Dom Jackson-Cole has over 10 years of practitioner, policy maker and researcher experience in the UK higher education sector, with expertise in the fields of Widening Participation and Equality and Diversity. He is currently completing his PhD concentrating on ‘race’ and racism in postgraduate STEM education in England, works as Equality and Diversity Advisor at SOAS, University of London, as well as running his private consultancy. Prior to joining SOAS, Dom obtained a master’s degree in education from the University of Cambridge, worked at HEFCE and at Kingston University, who are the sector leader in the efforts to close the racialised attainment/awarding gap.Terri Kim (PhD London) is Reader in Comparative Higher Education at UEL, Honorary Senior Research Associate at the UCL Institute of Education, and a Principal Fellow of Higher Education Academy (PFHEA).
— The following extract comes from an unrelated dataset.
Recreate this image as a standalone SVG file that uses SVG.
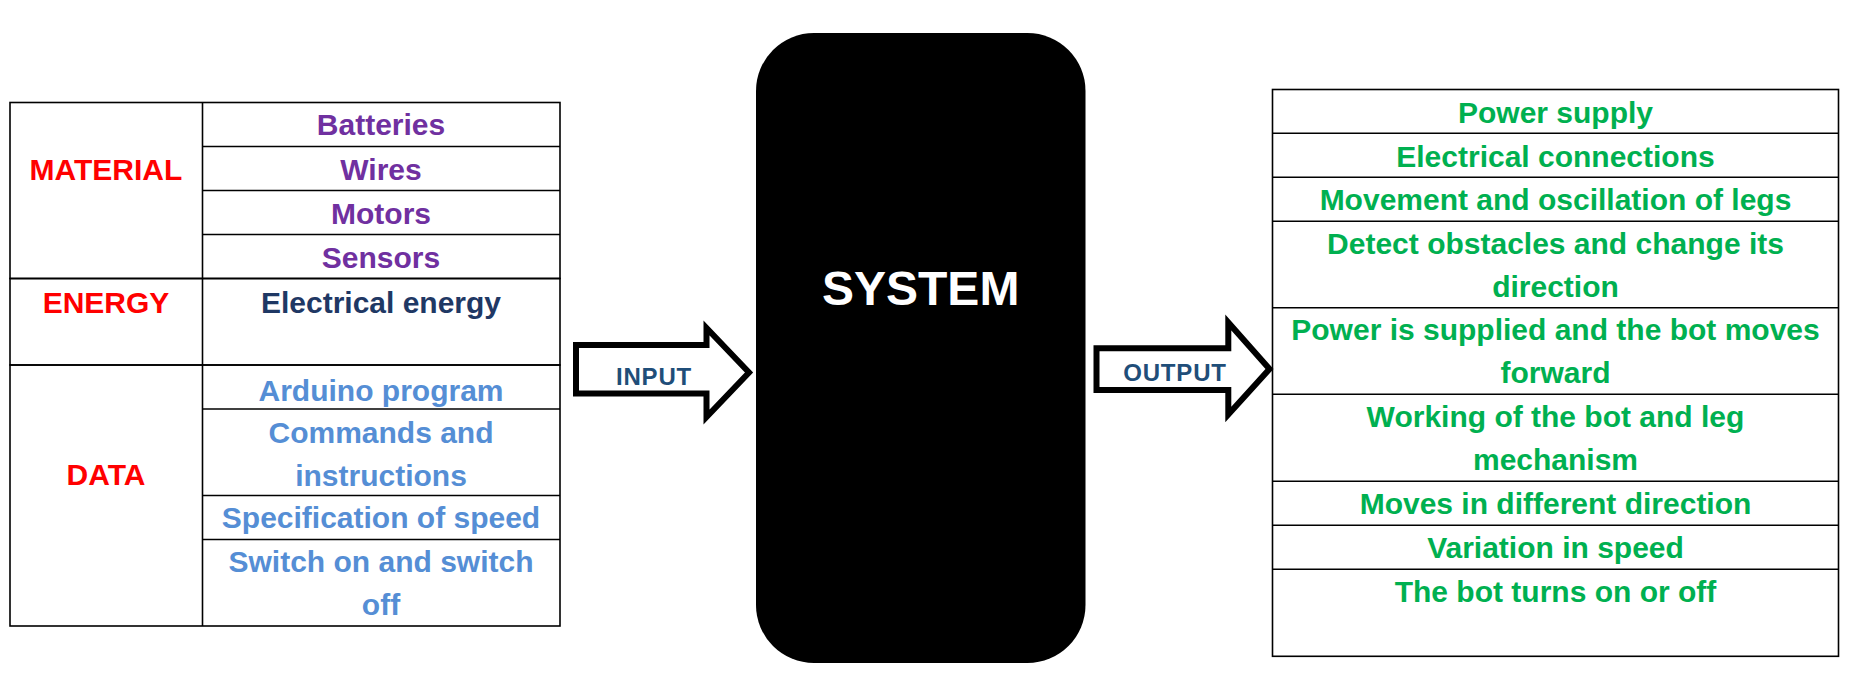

Previously she was a visiting scholar in International Relations at LSE; Brain Korea 21 Contract Professor at Seoul National University; visiting scholar at the Collège de France in Paris and Distinguished Visiting Scholar at Monash University in Melbourne. She is a co-convenor of the SRHE Policy Network; and a member of four major international journals: Comparative Education; Intercultural Education; British Journal of Educational Studies (BJES); and Policy Reviews in Higher Education. She has published one book and 45 articles internationally in the field of comparative higher education. Her research interests are in the relations of territory, mobility, knowledge and identity; empires, ethnonationalism, cosmopolitanism, coloniality, interculturality; citizenship and the issues of equity and diversity, statelessness and human rights; social history of universities, varieties of academic capitalism, state-university relations, university governance, the academic profession and leadership in HE.  Her long-term and ongoing research has been on transnational academic mobility/migration, knowledge creation and identity capital.  She has co-led a Leadership Foundation for Higher Education (LFHE)-funded research project on ‘Tracking Impact of BME Leadership Development Programme’ as a two-year longitudinal study (2017-18).